İBB'ye yönelik operasyonlar sonrası başlayan protestolar, başta adalet ve ekonomik olmak üzere toplumun tüm rahatsızlıklarına tepki gösterdiği kitlesel eylemlere dönüştü. Kitlenin çekirdeğini oluşturan üniversite öğrencilerine proje okul kararları sonrası liseli öğrenciler de dahil oldu.

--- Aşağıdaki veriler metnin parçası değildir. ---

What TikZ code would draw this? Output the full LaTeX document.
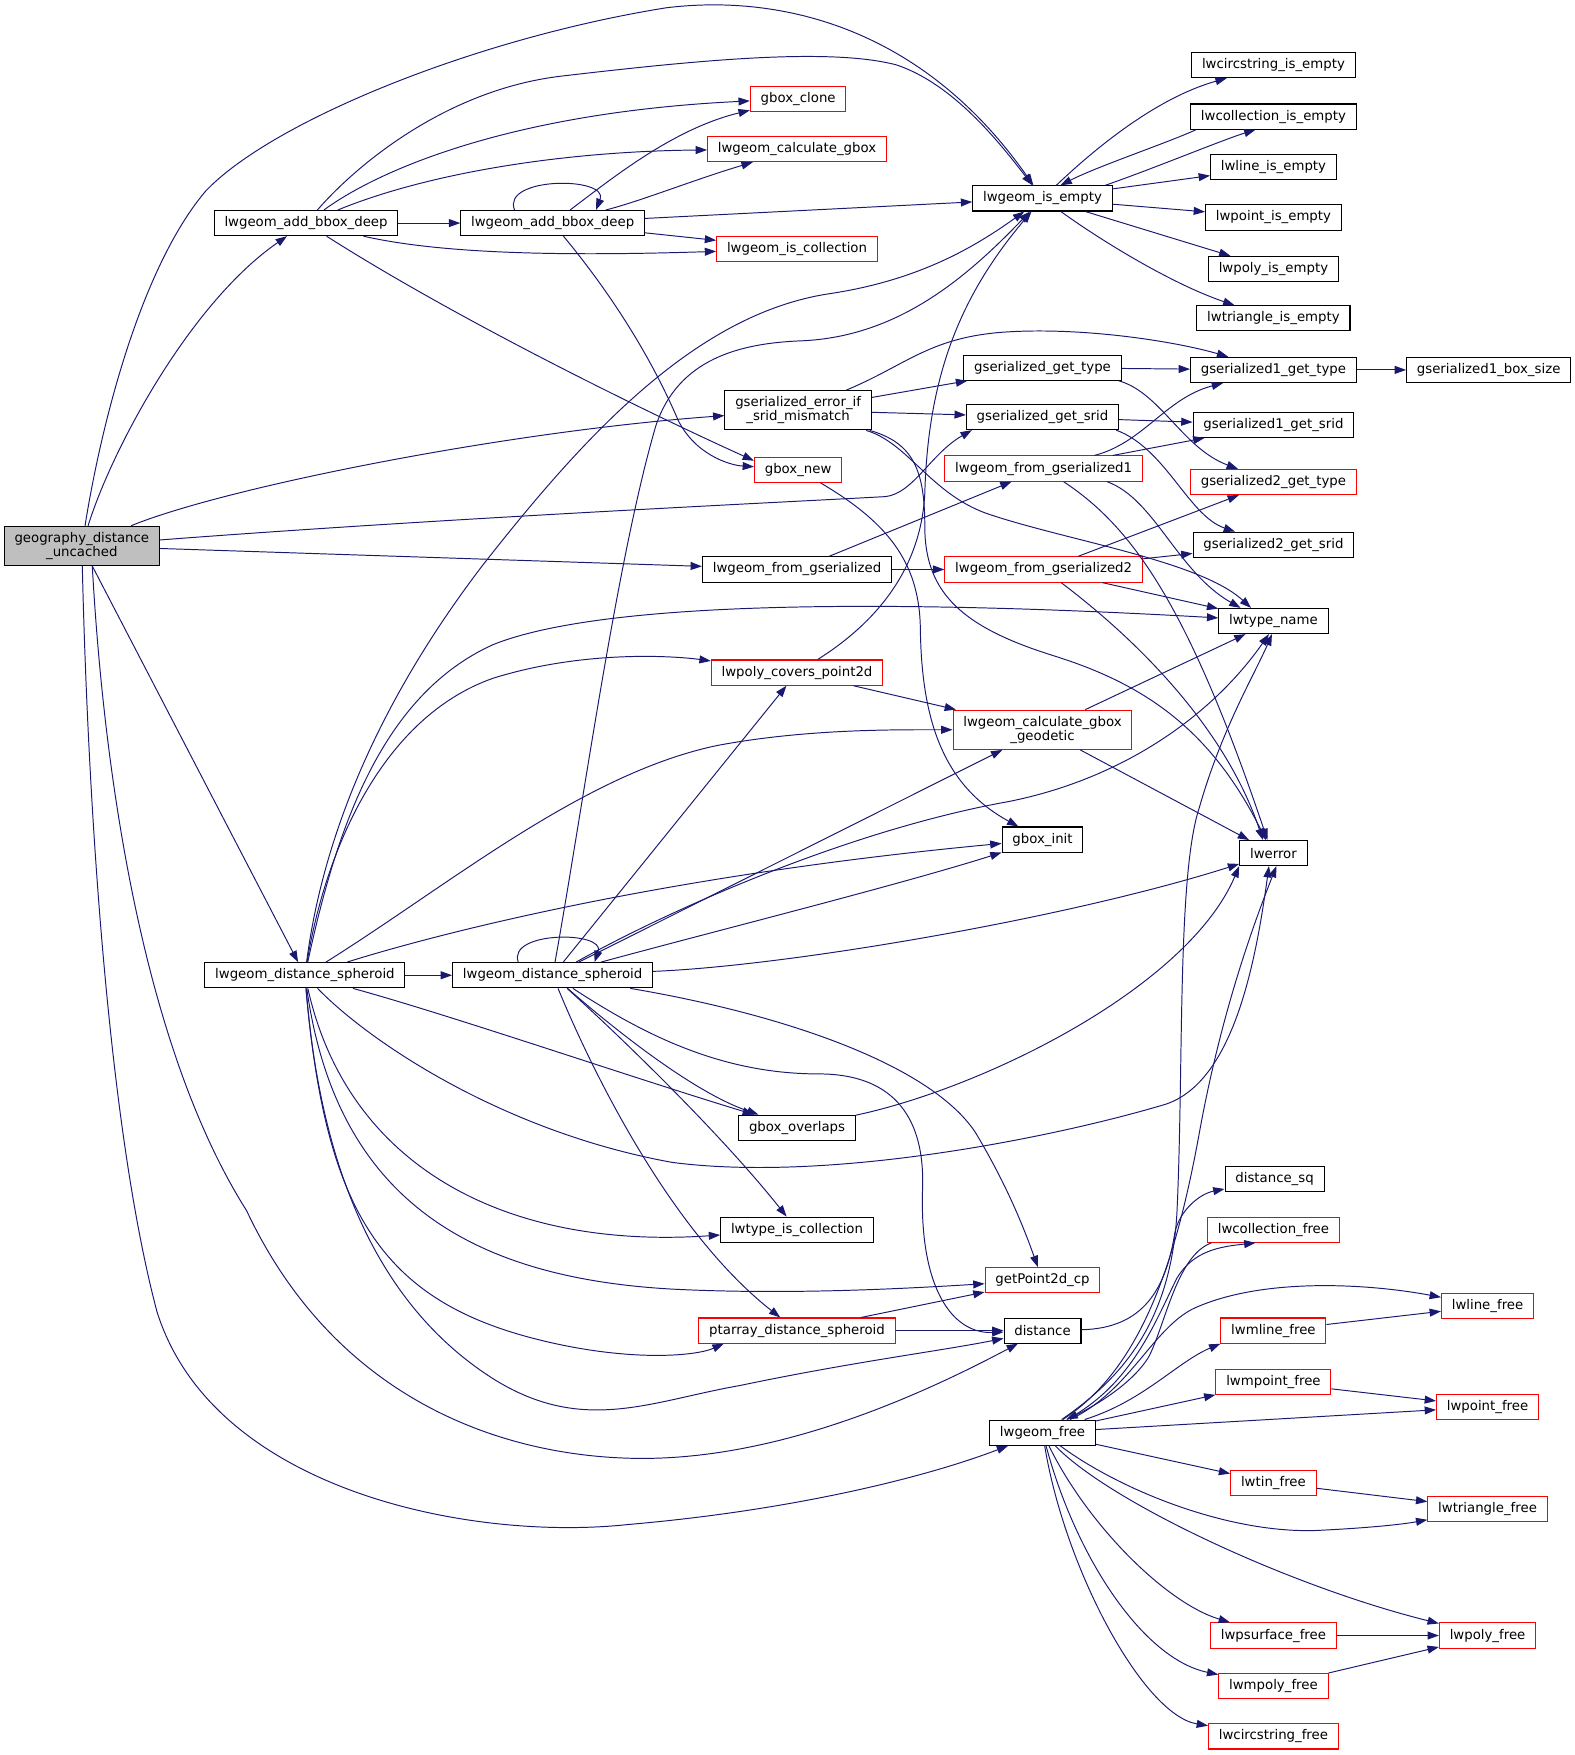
\documentclass[tikz,border=0pt]{standalone}
\usepackage{fontspec}
\usepackage{tikz}
\usetikzlibrary{arrows.meta}
\newfontfamily\graphfont{DejaVu Sans}
\definecolor{edgeblue}{RGB}{25,25,112}

\begin{document}
\begin{tikzpicture}[x=0.75pt, y=-0.75pt,
		>={Triangle[length=7.6pt,width=5.3pt]},
		fn/.style={draw=black, line width=0.7pt, inner xsep=6.9pt, inner ysep=4pt, minimum height=16.7pt, align=center, font=\graphfont\fontsize{8.9}{9.4}\selectfont},
		fnred/.style={fn, draw=red},
		calls/.style={->, draw=edgeblue, line width=0.65pt}]
			\useasboundingbox (0,0) rectangle (1405,1565.6); % page size
			% functions
			\node[fn, fill=gray!50] (root) at (73,487) {geography\_distance\\\_uncached};
			\node[fn] (adda) at (273,199) {lwgeom\_add\_bbox\_deep};
			\node[fn] (addb) at (493,199) {lwgeom\_add\_bbox\_deep};
			\node[fnred] (gclone) at (712,88) {gbox\_clone};
			\node[fnred] (calcgbox) at (711,133) {lwgeom\_calculate\_gbox};
			\node[fnred] (iscoll) at (711,222) {lwgeom\_is\_collection};
			\node[fn] (isempty) at (930,177) {lwgeom\_is\_empty};
			\node[fn] (circempty) at (1136,58) {lwcircstring\_is\_empty};
			\node[fn] (collempty) at (1136,104) {lwcollection\_is\_empty};
			\node[fn] (lineempty) at (1136,149) {lwline\_is\_empty};
			\node[fn] (pointempty) at (1136,194) {lwpoint\_is\_empty};
			\node[fn] (polyempty) at (1136,240) {lwpoly\_is\_empty};
			\node[fn] (triempty) at (1136,284) {lwtriangle\_is\_empty};
			\node[fn] (srcheck) at (712,366) {gserialized\_error\_if\\\_srid\_mismatch};
			\node[fn] (gettype) at (930,328) {gserialized\_get\_type};
			\node[fn] (getsrid) at (930,372) {gserialized\_get\_srid};
			\node[fn] (g1type) at (1136,330) {gserialized1\_get\_type};
			\node[fn] (g1box) at (1328,330) {gserialized1\_box\_size};
			\node[fn] (g1srid) at (1136,379) {gserialized1\_get\_srid};
			\node[fnred] (gnew) at (712,419) {gbox\_new};
			\node[fnred] (fromg1) at (931,418) {lwgeom\_from\_gserialized1};
			\node[fnred] (g2type) at (1136,430) {gserialized2\_get\_type};
			\node[fn] (g2srid) at (1136,486) {gserialized2\_get\_srid};
			\node[fn] (fromg) at (711,508) {lwgeom\_from\_gserialized};
			\node[fnred] (fromg2) at (931,508) {lwgeom\_from\_gserialized2};
			\node[fn] (typename) at (1136,554) {lwtype\_name};
			\node[fnred] (covers) at (711,600) {lwpoly\_covers\_point2d};
			\node[fnred] (calcgeod) at (930,651) {lwgeom\_calculate\_gbox\\\_geodetic};
			\node[fn] (ginit) at (930,749) {gbox\_init};
			\node[fn] (lwerr) at (1136,761) {lwerror};
			\node[fn] (dspa) at (272,870) {lwgeom\_distance\_spheroid};
			\node[fn] (dspb) at (493,870) {lwgeom\_distance\_spheroid};
			\node[fn] (overlaps) at (711,1006) {gbox\_overlaps};
			\node[fn] (distsq) at (1137,1052) {distance\_sq};
			\node[fnred] (collfree) at (1136,1097) {lwcollection\_free};
			\node[fn] (typecoll) at (711,1097) {lwtype\_is\_collection};
			\node[fnred] (getpt) at (930,1142) {getPoint2d\_cp};
			\node[fnred] (linefree) at (1327,1165) {lwline\_free};
			\node[fnred] (mlinefree) at (1136,1187) {lwmline\_free};
			\node[fnred] (ptarr) at (711,1187) {ptarray\_distance\_spheroid};
			\node[fn] (dist) at (930,1187) {distance};
			\node[fnred] (mpointfree) at (1136,1233) {lwmpoint\_free};
			\node[fnred] (pointfree) at (1327,1255) {lwpoint\_free};
			\node[fn] (geomfree) at (930,1278) {lwgeom\_free};
			\node[fnred] (tinfree) at (1136,1323) {lwtin\_free};
			\node[fnred] (trifree) at (1327,1346) {lwtriangle\_free};
			\node[fnred] (polyfree) at (1327,1459) {lwpoly\_free};
			\node[fnred] (psurffree) at (1136,1459) {lwpsurface\_free};
			\node[fnred] (mpolyfree) at (1136,1504) {lwmpoly\_free};
			\node[fnred] (circfree) at (1136,1549) {lwcircstring\_free};

			% calls of geography_distance_uncached
			\draw[calls] (root) .. controls (90,380) and (125,240) .. (183,171) .. controls (240,110) and (420,35) .. (594,7) .. controls (690,-5) and (820,20) .. (isempty);
			\draw[calls] (root) .. controls (100,400) and (170,270) .. (adda);
			\draw[calls] (root) .. controls (200,435) and (450,385) .. (srcheck);
			\draw[calls] (root) .. controls (400,462) and (700,448) .. (790,443) .. controls (815,440) and (830,405) .. ([xshift=4pt]getsrid.south west);
			\draw[calls] (root) -- (fromg);
			\draw[calls] (root) -- (dspa);
			\draw[calls] (root) .. controls (78,700) and (95,1000) .. (140,1170) .. controls (190,1330) and (420,1375) .. (560,1360) .. controls (700,1348) and (820,1320) .. (geomfree);
			\draw[calls] ([xshift=7pt]root.south) .. controls (92,680) and (125,930) .. (220,1080) .. controls (300,1250) and (450,1300) .. (570,1301) .. controls (700,1302) and (830,1240) .. (dist);

			% calls of lwgeom_add_bbox_deep
			\draw[calls] (adda) .. controls (320,145) and (400,80) .. (500,68) .. controls (620,54) and (740,42) .. (800,58) .. controls (850,75) and (890,125) .. (isempty);
			\draw[calls] (adda) .. controls (340,150) and (460,100) .. (gclone);
			\draw[calls] (adda) .. controls (380,155) and (500,135) .. (calcgbox);
			\draw[calls] (adda) -- (addb);
			\draw[calls] (adda) .. controls (400,228) and (520,228) .. (iscoll);
			\draw[calls] (adda) .. controls (400,280) and (560,360) .. ([yshift=6pt]gnew.west);
			\draw[calls] ([xshift=-25.5pt]addb.north) .. controls +(-12,-30) and +(12,-30) .. ([xshift=29pt]addb.north); % recursion
			\draw[calls] (addb) .. controls (545,160) and (600,115) .. (gclone);
			\draw[calls] (addb) .. controls (570,180) and (620,160) .. (calcgbox);
			\draw[calls] (addb) -- (isempty);
			\draw[calls] (addb) -- (iscoll);
			\draw[calls] (addb) .. controls (560,280) and (590,340) .. (605,375) .. controls (620,405) and (650,415) .. ([yshift=2pt]gnew.west);

			% calls of lwgeom_is_empty
			\draw[calls] (isempty) .. controls (990,120) and (1040,85) .. (circempty);
			\draw[calls] ([xshift=-5pt]isempty.north east) .. controls (1030,150) and (1090,125) .. ([xshift=-12pt]collempty.south);
			\draw[calls] ([xshift=4pt]collempty.south west) .. controls (1040,128) and (980,148) .. ([xshift=12pt]isempty.north);
			\draw[calls] (isempty) -- (lineempty);
			\draw[calls] (isempty) -- (pointempty);
			\draw[calls] (isempty) -- (polyempty);
			\draw[calls] (isempty) .. controls (990,220) and (1050,255) .. (triempty);

			% calls of gserialized_error_if_srid_mismatch
			\draw[calls] (srcheck) .. controls (810,325) and (830,300) .. (900,296) .. controls (970,292) and (1050,305) .. (g1type);
			\draw[calls] (srcheck) -- (gettype);
			\draw[calls] (srcheck) -- (getsrid);
			\draw[calls] (srcheck) .. controls (810,395) and (830,440) .. (880,458) .. controls (950,482) and (1070,500) .. ([xshift=-15pt]typename.north);
			\draw[calls] (srcheck) .. controls (815,395) and (825,420) .. (825,470) .. controls (825,530) and (860,560) .. (940,585) .. controls (1020,610) and (1080,650) .. ([xshift=-5pt]lwerr.north);

			% gserialized type and srid
			\draw[calls] (gettype) -- (g1type);
			\draw[calls] ([xshift=-2pt]gettype.south east) .. controls (1035,350) and (1055,400) .. (g2type);
			\draw[calls] (getsrid) -- (g1srid);
			\draw[calls] ([xshift=-2pt]getsrid.south east) .. controls (1040,400) and (1060,460) .. (g2srid);
			\draw[calls] (g1type) -- (g1box);

			% calls of lwgeom_from_gserialized
			\draw[calls] (fromg) -- (fromg1);
			\draw[calls] (fromg) -- (fromg2);
			\draw[calls] (fromg1) .. controls (1020,395) and (1040,355) .. (g1type);
			\draw[calls] (fromg1) -- (g1srid);
			\draw[calls] ([xshift=-24pt]fromg1.south east) .. controls (1030,445) and (1050,510) .. ([xshift=-22pt]typename.north);
			\draw[calls] (fromg1) .. controls (1010,470) and (1060,540) .. ([xshift=-4pt]lwerr.north);
			\draw[calls] (fromg2) -- (g2type);
			\draw[calls] (fromg2) -- (g2srid);
			\draw[calls] (fromg2) -- (typename);
			\draw[calls] (fromg2) .. controls (1000,560) and (1090,640) .. ([xshift=-7pt]lwerr.north);

			% gbox_new, lwpoly_covers_point2d, gbox helpers
			\draw[calls] (gnew) .. controls (790,465) and (820,500) .. (821,560) .. controls (822,640) and (840,700) .. (ginit);
			\draw[calls] (covers) .. controls (790,550) and (822,500) .. (825,440) .. controls (828,330) and (860,260) .. (isempty);
			\draw[calls] (covers) -- (calcgeod);
			\draw[calls] (calcgeod) -- (typename);
			\draw[calls] (calcgeod) -- (lwerr);
			\draw[calls] (overlaps) .. controls (880,970) and (1060,880) .. (lwerr.south west);

			% calls of lwgeom_distance_spheroid (outer)
			\draw[calls] (dspa) .. controls (290,730) and (350,610) .. (430,505) .. controls (520,390) and (620,280) .. (740,262) .. controls (820,250) and (870,220) .. (isempty);
			\draw[calls] (dspa) .. controls (300,740) and (340,620) .. (440,575) .. controls (540,535) and (800,535) .. (typename);
			\draw[calls] (dspa) .. controls (290,760) and (340,640) .. (440,605) .. controls (520,580) and (600,585) .. (covers);
			\draw[calls] (dspa) .. controls (400,790) and (520,690) .. (640,665) .. controls (720,650) and (800,651) .. (calcgeod);
			\draw[calls] (dspa) .. controls (400,830) and (600,780) .. (ginit);
			\draw[calls] (dspa) -- (dspb);
			\draw[calls] (dspa) .. controls (400,905) and (560,960) .. (overlaps);
			\draw[calls] (dspa) .. controls (330,930) and (450,1010) .. (600,1037) .. controls (740,1055) and (940,1015) .. (1040,985) .. controls (1100,965) and (1120,860) .. ([xshift=-3pt]lwerr.south);
			\draw[calls] (dspa) .. controls (310,1040) and (450,1115) .. (typecoll);
			\draw[calls] (dspa) .. controls (300,1070) and (420,1140) .. (600,1150) .. controls (700,1155) and (800,1150) .. (getpt);
			\draw[calls] (dspa) .. controls (290,1080) and (340,1160) .. (480,1195) .. controls (560,1215) and (620,1210) .. ([xshift=17pt]ptarr.south west);
			\draw[calls] (dspa) .. controls (285,1030) and (330,1160) .. (440,1230) .. controls (520,1280) and (580,1250) .. (660,1236) .. controls (760,1215) and (840,1205) .. (dist);

			% calls of lwgeom_distance_spheroid (inner)
			\draw[calls] ([xshift=-23pt]dspb.north) .. controls +(-10,-28) and +(10,-28) .. ([xshift=28pt]dspb.north); % recursion
			\draw[calls] (dspb) .. controls (520,720) and (550,500) .. (585,380) .. controls (605,320) and (660,306) .. (716,304) .. controls (800,300) and (860,250) .. (isempty);
			\draw[calls] (dspb) -- (covers);
			\draw[calls] (dspb) -- (calcgeod);
			\draw[calls] (dspb) .. controls (600,810) and (760,740) .. (900,715) .. controls (1000,695) and (1080,640) .. ([xshift=-3pt]typename.south);
			\draw[calls] (dspb) .. controls (640,830) and (800,790) .. (ginit);
			\draw[calls] (dspb) .. controls (700,862) and (950,820) .. (lwerr);
			\draw[calls] (dspb) .. controls (700,905) and (830,950) .. (870,1010) .. controls (900,1060) and (915,1100) .. (getpt);
			\draw[calls] (dspb) .. controls (570,920) and (640,958) .. (730,958) .. controls (800,958) and (825,1000) .. (823,1060) .. controls (820,1150) and (850,1190) .. (dist);
			\draw[calls] (dspb) .. controls (550,920) and (620,975) .. (overlaps);
			\draw[calls] (dspb) .. controls (570,940) and (650,1020) .. (typecoll);
			\draw[calls] (dspb) .. controls (530,960) and (600,1100) .. (ptarr);

			% ptarray_distance_spheroid and distance
			\draw[calls] (ptarr) -- (getpt);
			\draw[calls] (ptarr) -- (dist);
			\draw[calls] (dist) .. controls (1020,1185) and (1040,1150) .. (1048,1100) .. controls (1052,1080) and (1070,1065) .. (distsq);

			% calls of lwgeom_free
			\draw[calls] (geomfree) .. controls (1000,1230) and (1045,1180) .. (1050,1080) .. controls (1056,950) and (1050,780) .. (1070,720) .. controls (1090,650) and (1120,600) .. ([xshift=-1pt]typename.south);
			\draw[calls] (geomfree) .. controls (1020,1220) and (1050,1120) .. (1070,1010) .. controls (1090,900) and (1120,820) .. ([xshift=2pt]lwerr.south);
			\draw[calls] (geomfree) .. controls (1010,1235) and (1030,1180) .. (1050,1140) .. controls (1065,1115) and (1090,1112) .. ([xshift=-12pt]collfree.south);
			\draw[calls] ([xshift=3pt]collfree.south west) .. controls (1050,1120) and (1040,1180) .. (1025,1210) .. controls (1010,1235) and (975,1255) .. ([xshift=16pt]geomfree.north);
			\draw[calls] (geomfree) .. controls (1010,1240) and (1030,1180) .. (1070,1165) .. controls (1130,1140) and (1220,1145) .. (linefree);
			\draw[calls] (geomfree) .. controls (1020,1250) and (1050,1215) .. (mlinefree.south west);
			\draw[calls] (geomfree) -- (mpointfree);
			\draw[calls] (geomfree) -- (pointfree);
			\draw[calls] (geomfree) -- (tinfree);
			\draw[calls] (geomfree) .. controls (1000,1330) and (1100,1370) .. (1180,1365) .. controls (1220,1363) and (1250,1360) .. (trifree);
			\draw[calls] (geomfree) .. controls (990,1340) and (1150,1415) .. (polyfree);
			\draw[calls] (geomfree) .. controls (970,1360) and (1040,1430) .. (psurffree);
			\draw[calls] (geomfree) .. controls (960,1390) and (1020,1480) .. (mpolyfree);
			\draw[calls] (geomfree) .. controls (950,1400) and (1020,1530) .. (circfree);
			\draw[calls] (mlinefree) -- (linefree);
			\draw[calls] (mpointfree) -- (pointfree);
			\draw[calls] (tinfree) -- (trifree);
			\draw[calls] (psurffree) -- (polyfree);
			\draw[calls] (mpolyfree) -- (polyfree);
		\end{tikzpicture}
\end{document}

Hem ilk günden beri eylemleri destekleyen üniversiteliler hem de proje okul sonrası ‘öğretmenlerimize dokunma’ diyen liseliler gazetemize konuştu. Mimar Sinan Güzel Sanatlar Üniversitesi’nde eylemlere destek veren N.M., eylemlere katılma nedenini “Bu düzene artık ses çıkarmamız, bize tüm bunları yaşatan hükümete karşı birlik olmamız gerektiğini düşünmem. Yaşanılan bunca kadın cinayetleri, ekonomik zorluklar, yolsuzluklar karşısında ses çıkmayınca bastırıldığımızdan çok korkmuştum. Bu kadar çok kişinin meydanlarda, sokaklarda olması da bir yerden cesaret kazandırdı bana, meğer herkes şikayetçiymiş bu düzenden, diye düşündüm” sözleriyle açıkladı.
"GENÇLİK FARKINDA"
Anayasal hakkını kullandığı için öğrencilerin tutuklanmasını korkunç olduğunu belirten N.M., “Atatürk’ün izinden giden, kendi geleceklerine kendileri sahip çıkmaya çalışan bizleri, gençleri susturmaya çalışıyorlar. Evet korkuyoruz ama şimdi onlara karşı çıkamazsak ileride ülkede ne hak ne hukuk ne adalet kalacak” dedi. Ailesinin kendisiyle benzer bir görüşte olduğunu belirten N.M., “Bazı arkadaşlarım ailelerine (karşıt görüşlü olduklarından) söyleyemiyordu bile, bu da bizlerin aslında kendi düşüncemizle, neyin doğru neyin yanlış olduğunu birilerine bağlı olmadan anlayabildiğimizi gösteriyor. Gençler her şeyin farkında. Gençler susmuyor, korkmuyor, itaat etmiyor. Atatürk’ün kurduğu bu cumhuriyete kendileri için ve kendilerinden sonra gelecek her nesil için sahip çıkıyor, sahip çıkıyoruz” ifadelerini kullandı.
"HAK, HUKUK, ADALET"
Eylemlere Ankara’dan katılan Hacettepe Üniversitesi öğrencisi T.A. ise neden eylemlere katıldığını şu sözlerle ifade etti: “Sokaktayız çünkü susmak artık seçeneklerimiz arasında yok. Önümüzde bir örnek var; iptal edilen diploma. Her birimiz bunun yarın bir gün başımıza gelebileceği, emeklerimizin tek bir emirle püf olacağı korkusuyla o sokaklara iniyoruz. Farklı görüşlerden olsak bile, kol kola girip ortak sesle haykırıyoruz sloganlarımızı: Hak, hukuk, adalet! Evet, bir yandan da korkuyoruz çünkü etrafımız onlarca belirsizlikle kaplı. Polislerin müdahalesi, tehditler, gözaltılar... Aslına bakarsanız, bunlar bizi yıldıracak son şey çünkü halihazırda hayali bir kafese hapsolmuş durumdayız, somutlaşan bir nezarethane durumu farklı bir şey ifade etmiyor bize. Geleceğimiz olsun diye direneceğiz. Sonuçta biz yalnızca bugünü değil, yarını da savunuyoruz. Herkesin özgür ve eşit bir Türkiye'si olsun istiyoruz.”
"DESTEK SIRASI BİZDE"
ÇEAŞ Anadolu Lisesi’ndeki eylemlere katılan 17 yaşındaki bir lise öğrencisi ise siyasi bir lidere yakınlık hissetmediklerine dikkat çekti. “Eğitim kalitesinin genel olarak çok iyi olmadığını biliyorduk ancak bu son atamaların hukuki bir temeli ve kriterinin olmaması bizim için son eşik oldu” diyen öğrenci, “Yapılmak istenen, nitelikli okulları niteliksiz hale getirip insanları koleje yönlendirmek” ifadelerini kullandı. Norm fazlası durumuna düşürülen öğretmenlerin yalnızca akademik alanda değil, sosyal anlamda da mükemmel öğrenciler yetiştirdiğini belirten öğrenci, ‘Aktif olarak her durumda yıllarca yanımızda oldular. Öğrencilere düşen de şimdi öğretmenlerin yanında olmaktır. Tüm arkadaşlarımızı desteğe bekliyoruz” çağrısında bulundu.